= Material =
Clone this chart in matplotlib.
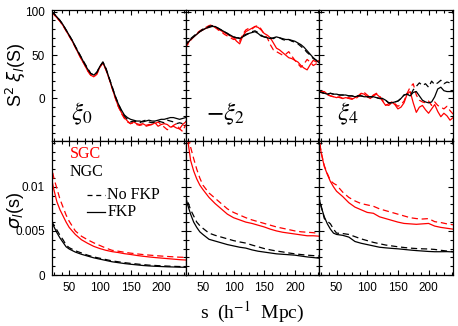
import matplotlib.pyplot as plt
from matplotlib.ticker import MultipleLocator

plt.rcParams['font.family'] = ['Liberation Sans', 'DejaVu Sans']

# separation grid for the multipoles (h^-1 Mpc)
s_top = [20, 25, 30, 35, 40, 45, 50, 55, 60, 65, 70, 75, 80, 85, 90, 95, 100,
         105, 110, 115, 120, 125, 130, 135, 140, 145, 150, 155, 160, 165, 170,
         175, 180, 185, 190, 195, 200, 205, 210, 215, 220, 225, 230, 235, 240]

# s^2 xi_0
xi0_ngc_fkp = [100, 98, 94, 90, 85, 79, 73, 67, 60, 53, 47, 40, 34, 29, 27, 30, 37,
               42, 34, 24, 13, 3, -6, -13, -19, -22, -24, -25, -26, -26, -27,
               -26, -25, -26, -26, -25, -24, -24, -23, -22, -22, -23, -24, -23, -22]
xi0_ngc_nofkp = [100, 98, 94, 90, 85, 79, 73, 67, 60, 54, 47, 41, 35, 29, 27, 30, 37,
                 42, 35, 24, 14, 3, -6, -14, -20, -24, -27, -26, -27, -28, -26,
                 -25, -27, -28, -27, -26, -27, -28, -25, -26, -27, -29, -28, -29, -26]
xi0_sgc_fkp = [100, 97, 93, 89, 84, 78, 72, 66, 59, 52, 45, 39, 32, 27, 25, 28, 36,
               41, 33, 23, 12, 1, -9, -16, -22, -26, -29, -27, -29, -30, -29,
               -31, -30, -30, -28, -32, -30, -29, -30, -33, -32, -34, -35, -30, -27]
xi0_sgc_nofkp = [100, 97, 93, 89, 84, 78, 72, 66, 59, 52, 45, 39, 32, 27, 25, 28, 36,
                 41, 33, 23, 12, 1, -9, -17, -23, -27, -29, -28, -30, -31, -30,
                 -32, -31, -30, -29, -27, -30, -33, -36, -34, -31, -29, -35, -38, -30]

# -s^2 xi_2
xi2_ngc_fkp = [60, 64, 68, 71, 74, 77, 79, 81, 82, 83, 83, 81, 79, 77, 75, 73, 71,
               70, 69, 71, 73, 75, 76, 77, 75, 72, 71, 70, 69, 70, 71,
               70, 69, 68, 68, 67, 66, 64, 62, 59, 55, 51, 47, 44, 41]
xi2_ngc_nofkp = [60, 65, 69, 72, 75, 77, 80, 81, 83, 84, 83, 81, 79, 77, 75, 72, 71,
                 70, 70, 72, 74, 75, 77, 78, 76, 73, 71, 70, 70, 69, 71,
                 70, 68, 67, 68, 66, 65, 63, 60, 57, 53, 50, 46, 44, 40]
xi2_sgc_fkp = [58, 63, 68, 71, 74, 77, 79, 81, 82, 84, 82, 80, 78, 76, 74, 72, 70,
               66, 63, 72, 77, 79, 81, 83, 82, 79, 75, 73, 70, 64, 58,
               56, 53, 50, 47, 46, 44, 42, 38, 35, 33, 39, 44, 42, 44]
xi2_sgc_nofkp = [58, 62, 67, 71, 75, 78, 80, 82, 84, 85, 82, 79, 77, 74, 72, 70, 68,
                 69, 66, 74, 79, 81, 80, 83, 84, 80, 74, 70, 62, 56, 54,
                 52, 50, 51, 54, 49, 44, 40, 36, 40, 45, 42, 38, 40, 43]

# s^2 xi_4
xi4_ngc_fkp = [8, 7, 6, 5, 6, 5, 5, 4, 4, 4, 3, 3, 2, 3, 3, 2, 2,
               2, 2, 1, 0, 0, -2, -5, -5, -4, -3, 0, 4, 5, 3,
               7, 8, 3, -2, -4, -5, -4, 2, 11, 13, 9, 8, 8, 8]
xi4_ngc_nofkp = [8, 7, 6, 5, 6, 5, 5, 4, 4, 4, 3, 3, 2, 3, 3, 2, 2,
                 2, 2, 1, 0, 0, -2, -5, -5, -4, -3, 0, 4, 5, 3,
                 10, 14, 18, 15, 17, 13, 20, 16, 18, 21, 17, 19, 18, 19]
xi4_sgc_fkp = [7, 8, 8, 5, 3, 2, 1, 2, 0, 1, 0, -1, 1, 3, 6, 5, 2,
               0, 3, 5, 2, -3, -8, -6, -4, -7, -12, -10, -5, 5, 8,
               -5, -16, -10, -8, -13, -17, -12, -7, -15, -21, -17, -20, -25, -22]
xi4_sgc_nofkp = [7, 7, 6, 4, 3, 2, 2, 1, 0, 0, 1, 0, -1, 2, 5, 7, 4,
                 1, 4, 6, 3, -2, -7, -8, -5, -6, -9, -7, -3, 6, 13,
                 17, 4, -2, -4, -5, -3, -8, -4, -8, -10, -12, -9, -14, -18]

# errors sigma_l(s), in units of 1e-3
s_bot = [20, 25, 30, 35, 40, 45, 50, 60, 70, 80, 90, 100, 110, 120, 130,
         140, 150, 160, 170, 180, 190, 200, 210, 220, 230, 240]

sig0_sgc_fkp = [11.4, 9.7, 8.3, 7.4, 6.7, 6.0, 5.4, 4.6, 4.0, 3.6, 3.25, 3.0, 2.8,
                2.65, 2.55, 2.42, 2.33, 2.22, 2.13, 2.05, 1.98, 1.92, 1.86, 1.8, 1.74, 1.7]
sig0_sgc_nofkp = [12.7, 11.0, 9.8, 8.6, 7.7, 6.8, 6.1, 5.0, 4.4, 4.0, 3.65, 3.35, 3.05,
                  2.8, 2.7, 2.58, 2.48, 2.4, 2.32, 2.26, 2.2, 2.15, 2.1, 2.06, 2.02, 2.0]
sig0_ngc_fkp = [6.25, 5.5, 4.8, 4.2, 3.7, 3.2, 2.95, 2.6, 2.35, 2.15, 1.95, 1.8, 1.65,
                1.5, 1.4, 1.3, 1.22, 1.15, 1.08, 1.03, 0.99, 0.96, 0.93, 0.91, 0.89, 0.87]
sig0_ngc_nofkp = [6.1, 5.7, 5.1, 4.5, 4.0, 3.4, 3.1, 2.75, 2.5, 2.25, 2.05, 1.9, 1.75,
                  1.6, 1.5, 1.4, 1.32, 1.25, 1.18, 1.12, 1.08, 1.04, 1.01, 0.98, 0.96, 0.94]

sig2_sgc_fkp = [18.5, 15.5, 13.0, 11.8, 10.9, 10.2, 9.7, 8.8, 8.1, 7.5, 6.9, 6.5, 6.25,
                6.0, 5.85, 5.65, 5.45, 5.2, 5.0, 4.85, 4.75, 4.65, 4.55, 4.45, 4.45, 4.4]
sig2_sgc_nofkp = [19.0, 16.5, 14.5, 13.2, 12.0, 11.0, 10.2, 9.3, 8.7, 8.1, 7.5, 7.1, 6.8,
                  6.5, 6.25, 6.05, 5.85, 5.65, 5.45, 5.3, 5.15, 5.0, 4.9, 4.85, 4.8, 4.7]
sig2_ngc_fkp = [9.5, 8.0, 6.9, 6.0, 5.4, 4.9, 4.6, 4.05, 3.85, 3.65, 3.45, 3.3, 3.15,
                3.05, 2.85, 2.7, 2.6, 2.5, 2.4, 2.35, 2.3, 2.25, 2.15, 2.05, 1.98, 1.9]
sig2_ngc_nofkp = [9.3, 8.4, 7.4, 6.7, 6.0, 5.6, 5.3, 4.75, 4.5, 4.3, 4.1, 3.9, 3.75,
                  3.62, 3.4, 3.2, 3.0, 2.85, 2.72, 2.62, 2.5, 2.4, 2.32, 2.25, 2.2, 2.15]

sig4_sgc_fkp = [16.0, 13.8, 12.3, 11.4, 10.6, 10.0, 9.5, 8.9, 8.2, 7.7, 7.4, 7.1, 7.0,
                6.6, 6.4, 6.2, 6.0, 5.85, 5.8, 5.75, 5.8, 5.85, 5.55, 5.4, 5.3, 5.2]
sig4_sgc_nofkp = [16.0, 13.9, 12.4, 11.5, 10.7, 10.4, 10.2, 9.4, 8.8, 8.4, 8.1, 7.95, 7.8,
                  7.5, 7.3, 7.1, 6.9, 6.7, 6.5, 6.4, 6.35, 6.4, 6.05, 5.95, 5.8, 5.7]
sig4_ngc_fkp = [9.1, 7.7, 6.6, 5.8, 5.2, 4.75, 4.6, 4.5, 4.3, 3.8, 3.6, 3.45, 3.3,
                3.15, 3.08, 3.02, 2.97, 2.9, 2.83, 2.77, 2.72, 2.67, 2.64, 2.64, 2.65, 2.62]
sig4_ngc_nofkp = [9.1, 7.8, 6.4, 6.1, 5.8, 5.2, 4.75, 4.7, 4.6, 4.35, 4.1, 3.9, 3.7,
                  3.55, 3.4, 3.3, 3.2, 3.12, 3.05, 3.0, 2.97, 2.95, 2.9, 2.8, 2.72, 2.65]

top_sets = [
    (xi0_sgc_fkp, xi0_sgc_nofkp, xi0_ngc_fkp, xi0_ngc_nofkp),
    (xi2_sgc_fkp, xi2_sgc_nofkp, xi2_ngc_fkp, xi2_ngc_nofkp),
    (xi4_sgc_fkp, xi4_sgc_nofkp, xi4_ngc_fkp, xi4_ngc_nofkp),
]
bot_sets = [
    (sig0_sgc_fkp, sig0_sgc_nofkp, sig0_ngc_fkp, sig0_ngc_nofkp),
    (sig2_sgc_fkp, sig2_sgc_nofkp, sig2_ngc_fkp, sig2_ngc_nofkp),
    (sig4_sgc_fkp, sig4_sgc_nofkp, sig4_ngc_fkp, sig4_ngc_nofkp),
]
panel_labels = [r'$\xi_0$', r'$-\xi_2$', r'$\xi_4$']
label_x = [0.14, 0.155, 0.135]

W, H = 458, 326
fig = plt.figure(figsize=(W / 100, H / 100), dpi=100)

lefts = [52, 185.7, 319.4]
pw = 133.7
lw = 0.9


def style(ax):
    ax.tick_params(which='both', direction='in', top=True, right=True,
                   width=0.8, labelsize=8.5, pad=5)
    ax.tick_params(which='major', length=3.8)
    ax.tick_params(which='minor', length=2.4)
    for sp in ax.spines.values():
        sp.set_linewidth(0.9)
    ax.set_xlim(22, 240)
    ax.xaxis.set_major_locator(MultipleLocator(50))
    ax.xaxis.set_minor_locator(MultipleLocator(12.5))


for i in range(3):
    # multipoles
    ax = fig.add_axes((lefts[i] / W, (H - 141) / H, pw / W, 131 / H))
    style(ax)
    sf, snf, nf, nnf = top_sets[i]
    ax.plot(s_top, snf, color='red', lw=lw, ls=(0, (5, 3)))
    ax.plot(s_top, sf, color='red', lw=lw)
    ax.plot(s_top, nnf, color='black', lw=lw, ls=(0, (5, 3)))
    ax.plot(s_top, nf, color='black', lw=lw)
    ax.set_ylim(-49, 102)
    ax.set_yticks([0, 50, 100])
    ax.yaxis.set_minor_locator(MultipleLocator(10))
    ax.tick_params(labelbottom=False)
    if i > 0:
        ax.tick_params(labelleft=False)
    ax.text(label_x[i], 0.21, panel_labels[i], transform=ax.transAxes,
            fontsize=18, math_fontfamily='stix', ha='left', va='center')

    # errors
    ax = fig.add_axes((lefts[i] / W, (H - 275) / H, pw / W, 134 / H))
    style(ax)
    sf, snf, nf, nnf = bot_sets[i]
    ax.plot(s_bot, [v * 1e-3 for v in snf], color='red', lw=lw, ls=(0, (5, 3)))
    ax.plot(s_bot, [v * 1e-3 for v in sf], color='red', lw=lw)
    ax.plot(s_bot, [v * 1e-3 for v in nnf], color='black', lw=lw, ls=(0, (5, 3)))
    ax.plot(s_bot, [v * 1e-3 for v in nf], color='black', lw=lw)
    ax.set_ylim(0, 0.0152)
    ax.set_yticks([0, 0.005, 0.01])
    ax.set_yticklabels(['0', '0.005', '0.01'])
    ax.yaxis.set_minor_locator(MultipleLocator(0.001))
    ax.set_xticks([50, 100, 150, 200])
    if i > 0:
        ax.tick_params(labelleft=False)
    if i == 0:
        serif = ['Liberation Serif', 'DejaVu Serif']
        ax.text(0.135, 0.905, 'SGC', color='red', transform=ax.transAxes,
                fontsize=11.5, family=serif, va='center')
        ax.text(0.135, 0.77, 'NGC', color='black', transform=ax.transAxes,
                fontsize=11.5, family=serif, va='center')
        ax.plot([0.26, 0.40], [0.60, 0.60], transform=ax.transAxes,
                color='black', lw=lw, ls=(0, (4, 3)))
        ax.text(0.415, 0.60, 'No FKP', transform=ax.transAxes,
                fontsize=11.5, family=serif, va='center')
        ax.plot([0.26, 0.40], [0.47, 0.47], transform=ax.transAxes,
                color='black', lw=lw)
        ax.text(0.415, 0.47, 'FKP', transform=ax.transAxes,
                fontsize=11.5, family=serif, va='center')

fig.text(16 / W, 1 - 75 / H, r'S$^2$ $\xi_l$(S)', rotation=90, ha='center',
         va='center', fontsize=13, math_fontfamily='dejavusans')
fig.text(16 / W, 1 - 210 / H, r'$\sigma_l$(s)', rotation=90, ha='center',
         va='center', fontsize=13, math_fontfamily='dejavusans')
fig.text(252 / W, 1 - 312 / H, r's  (h$^{-1}$  Mpc)', ha='center', va='center',
         fontsize=14, family=['Liberation Serif', 'DejaVu Serif'],
         math_fontfamily='stix')

fig.savefig('out.png', dpi=100)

= What to work on =
Give again, word for word, every line from the top of the data above to the line holding "-35, -38, -30]", inclusive, with the pictures left out.

= Expected output =
Clone this chart in matplotlib.
import matplotlib.pyplot as plt
from matplotlib.ticker import MultipleLocator

plt.rcParams['font.family'] = ['Liberation Sans', 'DejaVu Sans']

# separation grid for the multipoles (h^-1 Mpc)
s_top = [20, 25, 30, 35, 40, 45, 50, 55, 60, 65, 70, 75, 80, 85, 90, 95, 100,
         105, 110, 115, 120, 125, 130, 135, 140, 145, 150, 155, 160, 165, 170,
         175, 180, 185, 190, 195, 200, 205, 210, 215, 220, 225, 230, 235, 240]

# s^2 xi_0
xi0_ngc_fkp = [100, 98, 94, 90, 85, 79, 73, 67, 60, 53, 47, 40, 34, 29, 27, 30, 37,
               42, 34, 24, 13, 3, -6, -13, -19, -22, -24, -25, -26, -26, -27,
               -26, -25, -26, -26, -25, -24, -24, -23, -22, -22, -23, -24, -23, -22]
xi0_ngc_nofkp = [100, 98, 94, 90, 85, 79, 73, 67, 60, 54, 47, 41, 35, 29, 27, 30, 37,
                 42, 35, 24, 14, 3, -6, -14, -20, -24, -27, -26, -27, -28, -26,
                 -25, -27, -28, -27, -26, -27, -28, -25, -26, -27, -29, -28, -29, -26]
xi0_sgc_fkp = [100, 97, 93, 89, 84, 78, 72, 66, 59, 52, 45, 39, 32, 27, 25, 28, 36,
               41, 33, 23, 12, 1, -9, -16, -22, -26, -29, -27, -29, -30, -29,
               -31, -30, -30, -28, -32, -30, -29, -30, -33, -32, -34, -35, -30, -27]
xi0_sgc_nofkp = [100, 97, 93, 89, 84, 78, 72, 66, 59, 52, 45, 39, 32, 27, 25, 28, 36,
                 41, 33, 23, 12, 1, -9, -17, -23, -27, -29, -28, -30, -31, -30,
                 -32, -31, -30, -29, -27, -30, -33, -36, -34, -31, -29, -35, -38, -30]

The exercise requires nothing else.